Luckily they’re not that difficult, so even if you don’t have any previous knowledge you’ll be able to understand them fairly quickly, so let’s dive in right now. A trendline is simply a line that you can draw on a chart and which touches a succession of lows or highs. If it touches the lows, then it acts as support, and if it touches the highs, then it acts as resistance. Many of the things we said about horizontal S/R levels also apply to angled trendlines, in terms of retests and S/R flips.
Here you can see an example of a trendline that acts as resistance for some time, gets broken on heavy volume, and then becomes support:
The thing is, trendlines often form patterns. If you have two roughly parallel trendlines, then you have a channel. Here’s an example:
So how do you trade trendlines?
If a trendline acts as support, then that’s an opportunity to buy when the price is very close to it, and you can set your stop loss relatively close to the entry, but ideally you would manually close it if the candle (on whatever timeframe you’re using) closes below the trendline. Different traders use different criteria for when a trendline is invalidated (and with it your trading idea), but two common rules are looking for a close below it (or above if you’re looking at resistance) or looking for two consecutive closes below/above (since just one close can be a deviation that reverses very quickly).

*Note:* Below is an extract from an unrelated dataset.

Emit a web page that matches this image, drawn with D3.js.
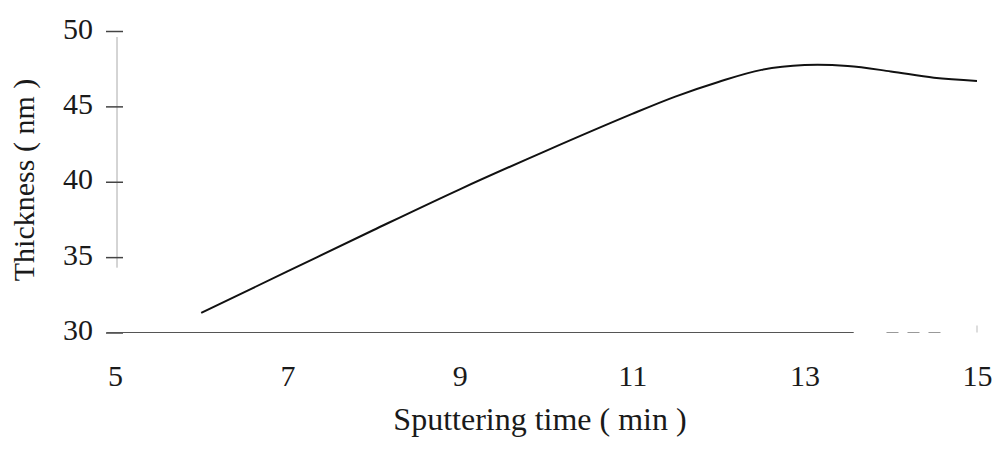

If a trendline is resistance, then you might want to sell when the price approaches it. If it breaks through and reclaims it as support, then you can buy again.
With channels, a good strategy is to buy support and sell resistance until the channel is invalidated. When the price breaks out (either up or down), then you can close the trade and watch for a new entry if previous support becomes resistance or vice versa.
Overall, no matter how you’re trading them, trendlines are much more reliable on higher timeframes. A trendline formed on the daily or even weekly timeframe is much more likely to hold than a trendline on the 5-minute chart. Of course, you won’t get opportunities for an entry as often as you would on the lower timeframes, but it pays to wait it out.